Like many Black entrepreneurs, Jackson cobbled together funding through a combination of savings, family loans, and community support. She also turned to social media, launching a successful crowdfunding campaign that raised $50,000 from future customers eager to support Black ownership.
The rise of social media has been a game-changer for Black beauty supply entrepreneurs.
Platforms like Instagram and TikTok allow them to build customer relationships, showcase inventory, and share educational content about hair care. Many stores now do significant business through online sales and shipping, expanding their reach beyond local customers.
“Social media lets us compete with the big guys,” says Thompson. “We might not have their square footage or inventory, but we can build genuine connections with our customers. Plus, we can spotlight Black-owned hair care brands that often get overlooked in traditional stores.”


When Black-owned beauty supply stores stock Black-owned brands, it creates opportunities for more Black entrepreneurs to enter the industry at different levels.
That support for Black-owned brands is another key difference. While traditional beauty supply stores typically stock mostly major corporate brands, Black-owned stores often make a point of carrying products from independent Black-owned companies.
“It’s about creating an ecosystem,” explains Dr. Maya Richards, who studies Black entrepreneurship at Howard University. “When Black-owned beauty supply stores stock Black-owned brands, it creates opportunities for more Black entrepreneurs to enter the industry at different levels.”
The movement has gained momentum during the past few years, as increased attention on supporting Black-owned businesses has drawn customers and investors. Several organizations now provide specific support for aspiring Black beauty supply entrepreneurs, offering mentorship, training, and help navigating distributor relationships.
Beauty Supply Institute, founded by Devin Robinson, has helped launch over 100 Black-owned beauty supply stores nationwide. Robinson’s program teaches everything from inventory management to lease negotiation, addressing the knowledge gap that has historically kept Black entrepreneurs out of the industry.
“This isn’t just about owning stores,” Robinson says. “It’s about building generational wealth in our communities. When you look at how much money Black consumers spend on beauty products, it’s crucial that some of those dollars stay in our communities.”
The impact is already visible. In cities with Black-owned beauty supply stores, customers report better service, more product options for natural hair, and a more welcoming shopping experience. Many stores have become community hubs, hosting hair care workshops, styling demonstrations, and events featuring local vendors.
“We’re not just selling products, we’re creating community,” says Jackson. “When a young girl comes in with her mom and sees Black ownership, that plants a seed. She knows this space belongs to her.”

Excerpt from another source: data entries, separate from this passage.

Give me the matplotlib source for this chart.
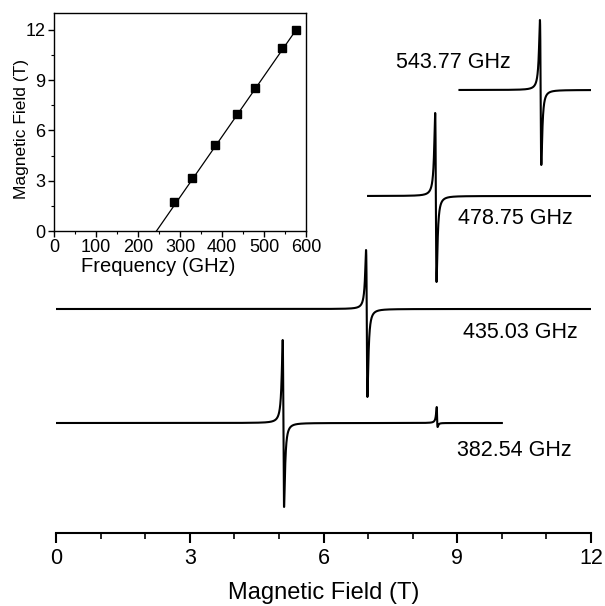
import numpy as np
import matplotlib
matplotlib.use("Agg")
import matplotlib.pyplot as plt
from matplotlib.ticker import MultipleLocator

plt.rcParams['font.family'] = ['Liberation Sans', 'DejaVu Sans']

# ---------------- data ----------------
# spectra labels (GHz)
spec_labels = ["382.54 GHz", "435.03 GHz", "478.75 GHz", "543.77 GHz"]
# field range of each recorded trace (T)
trace_start = [0.0, 0.0, 7.0, 9.05]
trace_end = [10.0, 12.0, 12.0, 12.0]
# main resonance field (T) and lobe amplitudes (arb. units)
res_field = [5.10, 6.97, 8.52, 10.87]
amp_up = [83, 59, 83, 70]
amp_down = [84, 88, 86, 75]
res_width = [0.022, 0.022, 0.022, 0.022]
# weak extra line in the 382.54 GHz trace
extra_field = [8.55]
extra_up = [16]
extra_down = [4]
extra_width = [0.015]

# inset: resonance field vs frequency
inset_freq = [285, 328, 382.54, 435.03, 478.75, 543.77, 575]
inset_field = [1.75, 3.15, 5.15, 7.0, 8.55, 10.9, 12.0]
fit_freq = [244, 578]
fit_field = [0.0, 12.05]

# ---------------- layout ----------------
offsets = [110, 224, 337, 443]
label_x = [8.99, 9.13, 9.01, 7.62]
label_y = [82, 201, 315, 471]


def deriv_line(b, b0, w, up, down):
    x = (b - b0) / w
    s = -x / (1 + x ** 2) ** 1.5 / 0.3849
    return np.where(s > 0, s * up, s * down)


fig = plt.figure(figsize=(6.05, 6.06), dpi=100)
ax = fig.add_axes([56 / 605, (606 - 533) / 606, 535 / 605, 533 / 606])
ax.set_xlim(0, 12)
ax.set_ylim(0, 533)

for i in range(4):
    b = np.linspace(trace_start[i], trace_end[i], 12000)
    y = deriv_line(b, res_field[i], res_width[i], amp_up[i], amp_down[i])
    if i == 0:
        for j in range(len(extra_field)):
            y = y + deriv_line(b, extra_field[j], extra_width[j], extra_up[j], extra_down[j])
    ax.plot(b, y + offsets[i], color='black', lw=1.5, solid_joinstyle='round')
    ax.text(label_x[i], label_y[i], spec_labels[i], fontsize=15.5, ha='left', va='center')

for s in ['left', 'right', 'top']:
    ax.spines[s].set_visible(False)
ax.spines['bottom'].set_linewidth(1.5)
ax.set_yticks([])
ax.set_xticks([0, 3, 6, 9, 12])
ax.xaxis.set_minor_locator(MultipleLocator(1))
ax.tick_params(axis='x', which='major', direction='out', length=7, width=1.5, labelsize=15.5, pad=4)
ax.tick_params(axis='x', which='minor', direction='out', length=4, width=1.2)
ax.set_xlabel("Magnetic Field (T)", fontsize=17, labelpad=9)
ax.patch.set_visible(False)

# ---------------- inset ----------------
ins = fig.add_axes([54 / 605, (606 - 231) / 606, 252 / 605, 218 / 606])
ins.plot(fit_freq, fit_field, color='black', lw=0.9)
ins.plot(inset_freq, inset_field, 's', color='black', ms=6)
ins.set_xlim(0, 600)
ins.set_ylim(0, 13)
ins.set_xticks([0, 100, 200, 300, 400, 500, 600])
ins.set_yticks([0, 3, 6, 9, 12])
ins.xaxis.set_minor_locator(MultipleLocator(50))
ins.yaxis.set_minor_locator(MultipleLocator(1.5))
ins.tick_params(which='major', direction='out', length=4, width=1, labelsize=13, pad=2)
ins.tick_params(which='minor', direction='out', length=2, width=0.8)
for s in ins.spines.values():
    s.set_linewidth(1.0)
ins.set_xlabel("Frequency (GHz)", fontsize=14.5, va='center')
ins.xaxis.set_label_coords(0.413, -0.165)
ins.set_ylabel("Magnetic Field (T)", fontsize=12.5, va='center')
ins.yaxis.set_label_coords(-0.127, 0.468)

fig.savefig("out.png", dpi=100)
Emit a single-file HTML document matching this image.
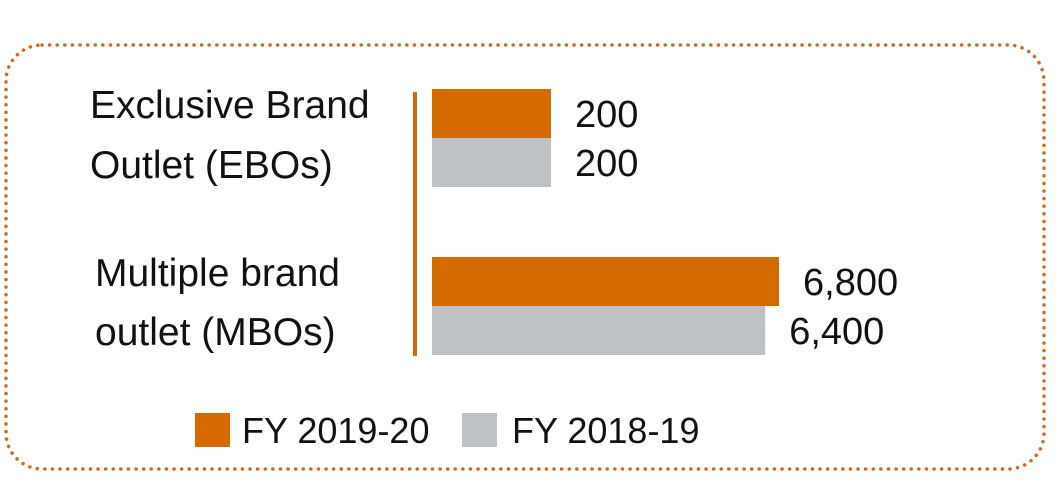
<!DOCTYPE html>
<html><head><meta charset="utf-8"><style>
html,body{margin:0;padding:0;background:#fff;}
svg{display:block;font-family:"Liberation Sans",sans-serif;}
</style></head><body>
<svg width="1062" height="500" viewBox="0 0 1062 500">
<rect x="6" y="45" width="1038" height="424" rx="36" ry="36" fill="none" stroke="#D2691E" stroke-width="3.5" stroke-dasharray="0.1 7.5" stroke-linecap="round"/>
<line x1="415" y1="92" x2="415" y2="356" stroke="#D46A0B" stroke-width="4"/>
<g id="bars"></g>
<g font-size="39" fill="#111">
<text x="90" y="118">Exclusive Brand</text>
<text x="90" y="178">Outlet (EBOs)</text>
<text x="95" y="286">Multiple brand</text>
<text x="95" y="345">outlet (MBOs)</text>
</g>
<g font-size="36" fill="#111">
<rect x="195" y="413" width="35" height="34" fill="#D46A00"/>
<text x="242" y="443">FY 2019-20</text>
<rect x="462" y="413" width="35" height="34" fill="#BFC2C4"/>
<text x="512" y="443">FY 2018-19</text>
</g>
</svg>
<script>
const categories = ["EBOs", "MBOs"];
const fy2020 = [200, 6800];
const fy2019 = [200, 6400];
const valueLabels2020 = ["200", "6,800"];
const valueLabels2019 = ["200", "6,400"];

const x0 = 432, kx = 0.03455, d0 = -3244;
function xw(v){ return (v - d0) * kx; }
const groupTop = [89, 257], barH = 49;
const g = document.getElementById('bars');
const NS = 'http://www.w3.org/2000/svg';
function bar(v, y, color, name, label){
  const r = document.createElementNS(NS,'rect');
  r.setAttribute('x', x0); r.setAttribute('y', y);
  r.setAttribute('width', xw(v)); r.setAttribute('height', barH);
  r.setAttribute('fill', color);
  
  
  g.appendChild(r);
  const t = document.createElementNS(NS,'text');
  t.setAttribute('x', x0 + xw(v) + 24); t.setAttribute('y', y + 38);
  t.setAttribute('font-size', '38'); t.setAttribute('fill', '#111');
  t.textContent = label;
  
  
  g.appendChild(t);
}
categories.forEach((c,i)=>{
  bar(fy2020[i], groupTop[i], '#D46A00', 'bar-' + c.toLowerCase() + '-fy2019-20', valueLabels2020[i]);
  bar(fy2019[i], groupTop[i] + barH, '#BFC2C4', 'bar-' + c.toLowerCase() + '-fy2018-19', valueLabels2019[i]);
});
</script>
</body></html>
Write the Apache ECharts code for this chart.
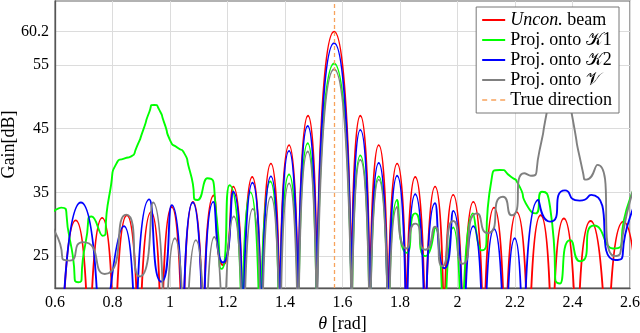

Looking ahead, industry watchers expect the trend to continue growing. While Black-owned stores still represent a small percentage of the market, their numbers are steadily increasing. Many successful owners are opening second and third locations, while helping other entrepreneurs get started.
“This is just the beginning,” says Thompson. “Every time a Black-owned beauty supply store opens, it shows others it’s possible. We’re reclaiming our space in an industry built on Black dollars, and we’re here to stay.”